O universo cumprindo suas promessas
A saga do escritor que insiste em atravessar a realidade
Comecei a escrever porque era este o furinho da panela de pressão. Não, calma, a panela não está com defeito (só a receita). O furinho é o de fábrica, o da válvula. E não tinha como ser nada mais do que isso, porque a gente precisa dar certo na vida para ser um escritor de sucesso. Mas a gente não tem exatamente como saber quando as coisas deram certo se é que um dia dão. Quando é que nos descobrimos bons profissionais? Quando é que a empresa deslancha? Quando é que sabemos que somos bons pais? Quando é que a gente dá certo como ser humano? Quando é que a gente sabe que faz sucesso?
A gente não dá certo. A gente toca adiante. E a pressão estava equilibrada e tudo bem. Sai uma fumacinha e um cheirim bão e tudo bem. Publiquei um livro. E outro e uma revista e outro livro e por aí se vai e enfim comecei a pensar que eu era escritor. Não um escritor que deu certo, mas um escritor. Quando é que a gente sabe que deu certo como escritor?
E aí que - plot twist - um dia alguém me disse que haviam ainda revistas que compravam contos. Compravam com dinheiros! E em dinheiros gringos que as revistasa são gringas E eu achei aquilo… um desperdício de tempo, oras que lá eu quero publicar contos em revistas underground gringas? Bem… As revistas não são revistas como se espera que sejam calhamaços de papéis brilhantes lisinhos grampeados e colados. São sites com textos como este aqui que você tem diante dos olhos. Ou seja, não tão glamour. Mas paga. O pagamento não é grande coisas se você pensar em termos gringos. Mas na hora que se traduz esse calibre de grana para o português, dá quase uma fortuna tupiniquim.
[Em números: as revistas mais cotadas pagam US$ 0,10 por palavra. Em um conto com 5 mil palavras, que é uma história consistente, dá para angariar US$ 500, o que na cotação de hoje deu R$ 2.791. Bom? Bom. Sustenta uma família? Aí não é para tanto.]
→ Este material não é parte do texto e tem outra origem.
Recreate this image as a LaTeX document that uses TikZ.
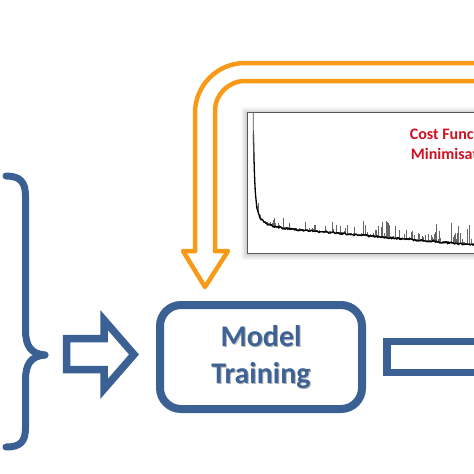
\documentclass[tikz,border=0pt]{standalone}
\usepackage{fontspec}
\setmainfont{Carlito}
\definecolor{dblue}{RGB}{59,96,148}
\definecolor{tblue}{RGB}{60,98,150}
\definecolor{orng}{RGB}{248,154,24}
\definecolor{cred}{RGB}{208,16,32}
\tikzset{
  bluestroke/.style={draw=dblue, line width=7.5pt, line join=miter},
  bracestroke/.style={draw=dblue, line width=7pt, line cap=round, line join=round},
  orangestroke/.style={draw=orng, line width=4.5pt, line cap=round, line join=round},
  modelbox/.style={draw=dblue, line width=8pt, rounded corners=21pt, minimum width=202pt, minimum height=104pt, fill=white},
  bigtext/.style={font=\bfseries\fontsize{30}{37}\selectfont, align=center, text=tblue},
  redtext/.style={font=\bfseries\fontsize{16}{19.5}\selectfont, align=center, text=cred},
  spike/.style={draw=black!60, line width=0.7pt},
}
\begin{document}
\begin{tikzpicture}[x=1pt,y=-1pt]
\useasboundingbox (0,0) rectangle (474,474);
\fill[white] (0,0) rectangle (474,474);

% brace
\draw[bracestroke] (6,176) .. controls (20,176) and (25.5,182) .. (25.5,196)
  -- (25.5,330) .. controls (25.5,346) and (31,354) .. (45,355);
\draw[bracestroke] (45,355) .. controls (31,356) and (25.5,364) .. (25.5,380)
  -- (25.5,428) .. controls (25.5,442) and (20,447) .. (6,447);

% left hollow arrow
\draw[bluestroke] (66.5,338.5) -- (104,338.5) -- (104,320) -- (134,354.5) -- (104,389) -- (104,369.5) -- (66.5,369.5) -- cycle;

% model training box
\node[modelbox] (model) at (261,357) {};
\node[bigtext, text=black, opacity=0.3] at (262,358.5) {Model\\Training};
\node[bigtext] (mtext) at (261,357) {Model\\Training};

% right hollow arrow (continues beyond the edge)
\coordinate (ra) at (387,341.5);
\draw[bluestroke] (485,341.5) -- (ra) -- (387,372.5) -- (485,372.5);

% chart shadow
\foreach \d/\o in {6/0.03,4.5/0.04,3/0.05,1.5/0.06}{
  \fill[black, opacity=\o, rounded corners=2pt] (247-\d,112-\d+1) rectangle (480,253+\d+1);
}
% chart
\node[draw=black!65, line width=1.3pt, fill=white, minimum width=240pt, minimum height=141pt, anchor=north west, inner sep=0pt] (chart) at (247,112) {};
\pgfmathsetseed{11}
\foreach \x in {257,258,...,480}{
  \pgfmathsetmacro\yb{226+19*(\x-253)/221-94*exp(-(\x-253)/1.5)-20*exp(-(\x-253)/8)}
  \pgfmathsetmacro\r{rnd}
  \pgfmathsetmacro\h{\r>0.4 ? (\r-0.4)*(\r-0.4)*(14+0.06*(\x-253))*2.2 : 1.2}
  \draw[spike] (\x,\yb+0.5) -- (\x,\yb-\h);
}
\draw[black, line width=1.3pt, line join=round] plot[domain=253.4:480, samples=260, smooth]
  (\x,{226+19*(\x-253)/221-94*exp(-(\x-253)/1.5)-20*exp(-(\x-253)/8)+1.0*rand});
\draw[black!70, line width=0.8pt] (253.2,113) -- (253.6,160);

\node[redtext] (cost) at (455,144) {Cost Function\\Minimisation};

% orange feedback arrow (continues beyond the edge)
\coordinate (oa) at (205,287);
\draw[orangestroke, rounded corners=50pt] (485,63) -- (195,63) -- (195,251);
\draw[orangestroke] (195,251) -- (183,251) -- (oa) -- (228,251) -- (215,251);
\draw[orangestroke, rounded corners=30pt] (215,251) -- (215,81) -- (485,81);
\end{tikzpicture}
\end{document}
A novidade vem com um aviso: olha, é super concorrido. Tem gente do mundo inteiro mandando textos lá, o processo de seleção é rígido, mas vale a pena porque engorda o currículo, etc.
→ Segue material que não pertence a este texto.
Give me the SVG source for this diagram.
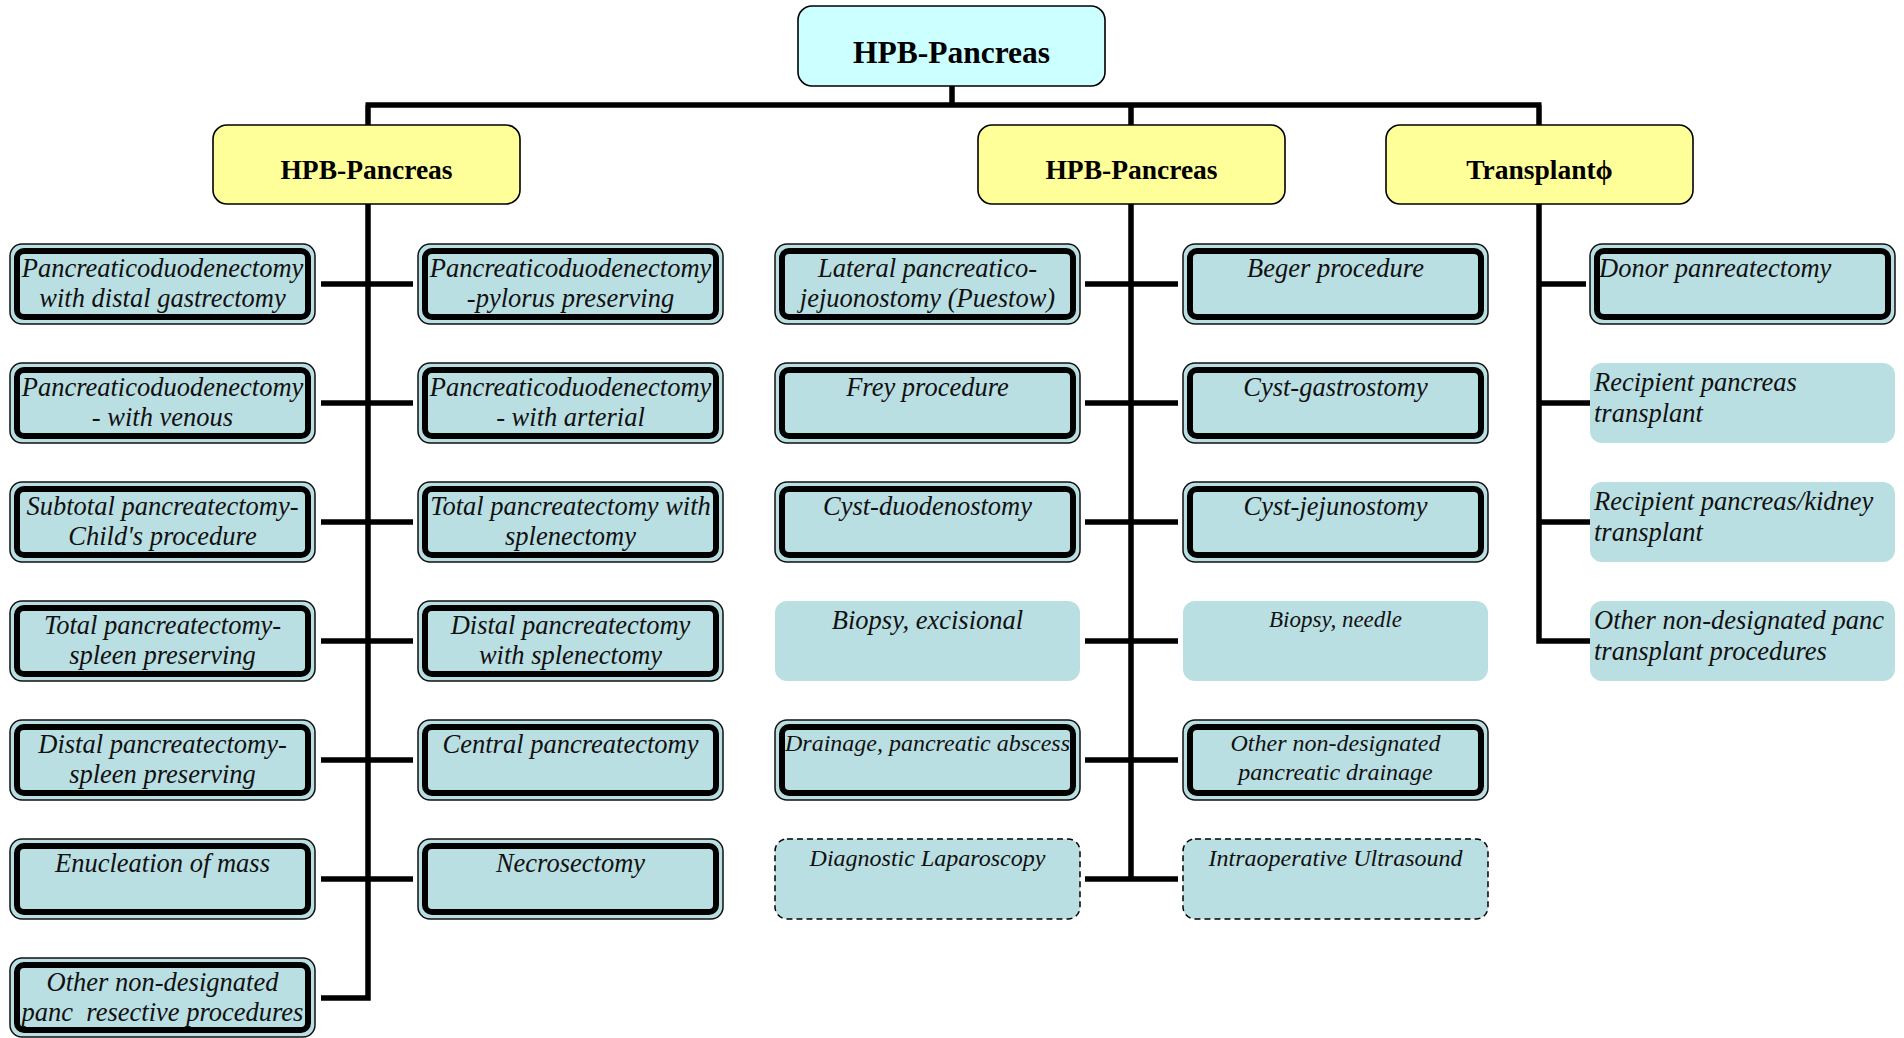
<svg xmlns="http://www.w3.org/2000/svg" width="1904" height="1038" viewBox="0 0 1904 1038">
<style>
.bg{fill:#ffffff}
.root{fill:#ccffff;stroke:#000;stroke-width:1.6}
.cat{fill:#ffff99;stroke:#000;stroke-width:1.6}
.dbo{fill:#badfe3;stroke:#111;stroke-width:1.5}
.dbi{fill:none;stroke:#000;stroke-width:6}
.pl{fill:#badfe3;stroke:none}
.da{fill:#badfe3;stroke:#000;stroke-width:1.5;stroke-dasharray:6 4}
.ln{fill:none;stroke:#000;stroke-width:5.5;stroke-linejoin:miter;stroke-linecap:butt}
.h1{font-family:"Liberation Serif","Times New Roman",serif;font-weight:bold;font-size:31.5px;text-anchor:middle;fill:#000}
.h2{font-family:"Liberation Serif","Times New Roman",serif;font-weight:bold;font-size:27.5px;text-anchor:middle;fill:#000}
.t{font-family:"Liberation Serif","Times New Roman",serif;font-style:italic;font-size:26.5px;text-anchor:middle;fill:#111}
.s{font-size:24px}
.l{text-anchor:start}
</style>
<rect class="bg" x="0" y="0" width="1904" height="1038"/>

<g id="connectors">
<path class="ln" d="M952,86 V105 M365.5,105 H1541.5 M368,105 V125 M1131,105 V125 M1539,105 V125"/>
<path class="ln" d="M368,204 V998 H321 M321,284 H413 M321,403 H413 M321,522 H413 M321,641 H413 M321,760 H413 M321,879 H413"/>
<path class="ln" d="M1131,204 V879 M1085,284 H1178 M1085,403 H1178 M1085,522 H1178 M1085,641 H1178 M1085,760 H1178 M1085,879 H1178"/>
<path class="ln" d="M1539,204 V641 H1590 M1539,284 H1586 M1539,403 H1590 M1539,522 H1590"/>
</g>

<g id="n-root"><rect class="root" x="798" y="6" width="307" height="80" rx="14"/><text class="h1" x="951.5" y="63">HPB-Pancreas</text></g>
<g id="n-cat1"><rect class="cat" x="213" y="125" width="307" height="79" rx="14"/><text class="h2" x="366.5" y="179">HPB-Pancreas</text></g>
<g id="n-cat2"><rect class="cat" x="978" y="125" width="307" height="79" rx="14"/><text class="h2" x="1131.5" y="179">HPB-Pancreas</text></g>
<g id="n-cat3"><rect class="cat" x="1386" y="125" width="307" height="79" rx="14"/><text class="h2" x="1539.5" y="179">Transplantϕ</text></g>

<!-- left column 1 -->
<g id="n-l1"><rect class="dbo" x="10" y="244" width="305" height="80" rx="12"/><rect class="dbi" x="17" y="251" width="291" height="66" rx="7"/><text class="t" x="162.5" y="277">Pancreaticoduodenectomy</text><text class="t" x="162.5" y="307">with distal gastrectomy</text></g>
<g id="n-l2"><rect class="dbo" x="10" y="363" width="305" height="80" rx="12"/><rect class="dbi" x="17" y="370" width="291" height="66" rx="7"/><text class="t" x="162.5" y="396">Pancreaticoduodenectomy</text><text class="t" x="162.5" y="426">- with venous</text></g>
<g id="n-l3"><rect class="dbo" x="10" y="482" width="305" height="80" rx="12"/><rect class="dbi" x="17" y="489" width="291" height="66" rx="7"/><text class="t" x="162.5" y="515">Subtotal pancreatectomy-</text><text class="t" x="162.5" y="545">Child's procedure</text></g>
<g id="n-l4"><rect class="dbo" x="10" y="601" width="305" height="80" rx="12"/><rect class="dbi" x="17" y="608" width="291" height="66" rx="7"/><text class="t" x="162.5" y="634">Total pancreatectomy-</text><text class="t" x="162.5" y="664">spleen preserving</text></g>
<g id="n-l5"><rect class="dbo" x="10" y="720" width="305" height="80" rx="12"/><rect class="dbi" x="17" y="727" width="291" height="66" rx="7"/><text class="t" x="162.5" y="753">Distal pancreatectomy-</text><text class="t" x="162.5" y="783">spleen preserving</text></g>
<g id="n-l6"><rect class="dbo" x="10" y="839" width="305" height="80" rx="12"/><rect class="dbi" x="17" y="846" width="291" height="66" rx="7"/><text class="t" x="162.5" y="872">Enucleation of mass</text></g>
<g id="n-l7"><rect class="dbo" x="10" y="958" width="305" height="79" rx="12"/><rect class="dbi" x="17" y="965" width="291" height="65" rx="7"/><text class="t" x="162.5" y="991">Other non-designated</text><text class="t" x="162.5" y="1021" style="white-space:pre">panc  resective procedures</text></g>

<!-- left column 2 -->
<g id="n-r1"><rect class="dbo" x="418" y="244" width="305" height="80" rx="12"/><rect class="dbi" x="425" y="251" width="291" height="66" rx="7"/><text class="t" x="570.5" y="277">Pancreaticoduodenectomy</text><text class="t" x="570.5" y="307">-pylorus preserving</text></g>
<g id="n-r2"><rect class="dbo" x="418" y="363" width="305" height="80" rx="12"/><rect class="dbi" x="425" y="370" width="291" height="66" rx="7"/><text class="t" x="570.5" y="396">Pancreaticoduodenectomy</text><text class="t" x="570.5" y="426">- with arterial</text></g>
<g id="n-r3"><rect class="dbo" x="418" y="482" width="305" height="80" rx="12"/><rect class="dbi" x="425" y="489" width="291" height="66" rx="7"/><text class="t" x="570.5" y="515">Total pancreatectomy with</text><text class="t" x="570.5" y="545">splenectomy</text></g>
<g id="n-r4"><rect class="dbo" x="418" y="601" width="305" height="80" rx="12"/><rect class="dbi" x="425" y="608" width="291" height="66" rx="7"/><text class="t" x="570.5" y="634">Distal pancreatectomy</text><text class="t" x="570.5" y="664">with splenectomy</text></g>
<g id="n-r5"><rect class="dbo" x="418" y="720" width="305" height="80" rx="12"/><rect class="dbi" x="425" y="727" width="291" height="66" rx="7"/><text class="t" x="570.5" y="753">Central pancreatectomy</text></g>
<g id="n-r6"><rect class="dbo" x="418" y="839" width="305" height="80" rx="12"/><rect class="dbi" x="425" y="846" width="291" height="66" rx="7"/><text class="t" x="570.5" y="872">Necrosectomy</text></g>

<!-- middle column 1 -->
<g id="n-m1"><rect class="dbo" x="775" y="244" width="305" height="80" rx="12"/><rect class="dbi" x="782" y="251" width="291" height="66" rx="7"/><text class="t" x="927.5" y="277">Lateral pancreatico-</text><text class="t" x="927.5" y="307">jejuonostomy (Puestow)</text></g>
<g id="n-m2"><rect class="dbo" x="775" y="363" width="305" height="80" rx="12"/><rect class="dbi" x="782" y="370" width="291" height="66" rx="7"/><text class="t" x="927.5" y="396">Frey procedure</text></g>
<g id="n-m3"><rect class="dbo" x="775" y="482" width="305" height="80" rx="12"/><rect class="dbi" x="782" y="489" width="291" height="66" rx="7"/><text class="t" x="927.5" y="515">Cyst-duodenostomy</text></g>
<g id="n-m4"><rect class="pl" x="775" y="601" width="305" height="80" rx="12"/><text class="t" x="927.5" y="629">Biopsy, excisional</text></g>
<g id="n-m5"><rect class="dbo" x="775" y="720" width="305" height="80" rx="12"/><rect class="dbi" x="782" y="727" width="291" height="66" rx="7"/><text class="t s" x="927.5" y="751">Drainage, pancreatic abscess</text></g>
<g id="n-m6"><rect class="da" x="775" y="839" width="305" height="80" rx="12"/><text class="t s" x="927.5" y="866">Diagnostic Laparoscopy</text></g>

<!-- middle column 2 -->
<g id="n-n1"><rect class="dbo" x="1183" y="244" width="305" height="80" rx="12"/><rect class="dbi" x="1190" y="251" width="291" height="66" rx="7"/><text class="t" x="1335.5" y="277">Beger procedure</text></g>
<g id="n-n2"><rect class="dbo" x="1183" y="363" width="305" height="80" rx="12"/><rect class="dbi" x="1190" y="370" width="291" height="66" rx="7"/><text class="t" x="1335.5" y="396">Cyst-gastrostomy</text></g>
<g id="n-n3"><rect class="dbo" x="1183" y="482" width="305" height="80" rx="12"/><rect class="dbi" x="1190" y="489" width="291" height="66" rx="7"/><text class="t" x="1335.5" y="515">Cyst-jejunostomy</text></g>
<g id="n-n4"><rect class="pl" x="1183" y="601" width="305" height="80" rx="12"/><text class="t" x="1335.5" y="627" style="font-size:23px">Biopsy, needle</text></g>
<g id="n-n5"><rect class="dbo" x="1183" y="720" width="305" height="80" rx="12"/><rect class="dbi" x="1190" y="727" width="291" height="66" rx="7"/><text class="t s" x="1335.5" y="751">Other non-designated</text><text class="t s" x="1335.5" y="780">pancreatic drainage</text></g>
<g id="n-n6"><rect class="da" x="1183" y="839" width="305" height="80" rx="12"/><text class="t s" x="1335.5" y="866">Intraoperative Ultrasound</text></g>

<!-- right column -->
<g id="n-t1"><rect class="dbo" x="1590" y="244" width="305" height="80" rx="12"/><rect class="dbi" x="1597" y="251" width="291" height="66" rx="7"/><text class="t l" x="1599" y="277">Donor panreatectomy</text></g>
<g id="n-t2"><rect class="pl" x="1590" y="363" width="305" height="80" rx="12"/><text class="t l" x="1594" y="391">Recipient pancreas</text><text class="t l" x="1594" y="422">transplant</text></g>
<g id="n-t3"><rect class="pl" x="1590" y="482" width="305" height="80" rx="12"/><text class="t l" x="1594" y="510">Recipient pancreas/kidney</text><text class="t l" x="1594" y="541">transplant</text></g>
<g id="n-t4"><rect class="pl" x="1590" y="601" width="305" height="80" rx="12"/><text class="t l" x="1594" y="629">Other non-designated panc</text><text class="t l" x="1594" y="660">transplant procedures</text></g>
</svg>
Para mim, estas são a cenourinha amarrada no palito pendurada diante dos meus olhos. É o que me mantém andando. E bora andar e escrever e se eu for aprovado, tanto melhor. Mas, olha, é difícil hein? Mas vale a pena. Mas é difícil. É raro. Tem que insistir muito!
Tanto faz, eu só quero batalhar a minha motivação, um fator ainda nebuloso para mim. E se a revista tem prazo para entregar e ainda uma chance de render uns trocados, essa é a motivação que eu queria.
E cá estamos, escreve um pouquinho, revisa, manda para uma revista gringa. Escreve um pouquinho, revisa, manda para outra revista. Lavar, enxaguar, repetir.
Quando veio a minha primeira rejeição, comemorei com os colegas escritores. “A primeira de muitas!”, “Não desanima, não!”, “É assim mesmo!”, “Bem vindo ao time!”. Etc, etc.
Eu estava psicologicmente preparado para ela.
O que eu não estava psicologicamente preparado era para receber outras duas rejeições no mesmo dia.
A primeira me chega às 9h30 e a segunda às 15h.
Duas no mesmo dia com seis horas de distância é pedir demais do póbi do escritor! É aumentar a pressão da cabeça. O furinho não vai dar conta!
Mas me avisaram? Avisaram. Era esperado? Era.
É só as coisas acontecendo do jeito que deveriam acontecer. O universo cumprindo suas promessas de não fazer promessas, não entregar nada. As coisas vem do jeito que vem, quando vem e você que esteja preparado. Se não vier, não veio. É o que é. Segura tu esse rojão.
Nada disso está no meu controle, então, não tenho como interferir. O que está no meu controle é o que eu escrevo depois disso. Então, bora escrever mais um cadinho.
Lavar, enxaguar, repetir.
Bêjo!
Saiu a décima quarta temporada de Bob's Burguers, uma série de animação sensaciocrível sobre uma família levemente desfuncional dona de uma hamburgueria. É apaixonante e tem um humor muito mais leve do que Simpsons ou Family Guy. Na Disney+. Recomendíssimo!
Se você está com saudade da pandemia de covid-19 como eu não estava, leia essa HQ maravilhosa. Nela uma “influencer” branca podre de rica convence sua empregada negra a passar o confinamento com ela. Tem racismo, tem luta de classes, tem dor, tem sofrimento e ainda tem covid-19. Só para quem está com o prozac em dia. tem 128 páginas e custa R$ 80 e poucos por aí. Vale cada dolorido centavo.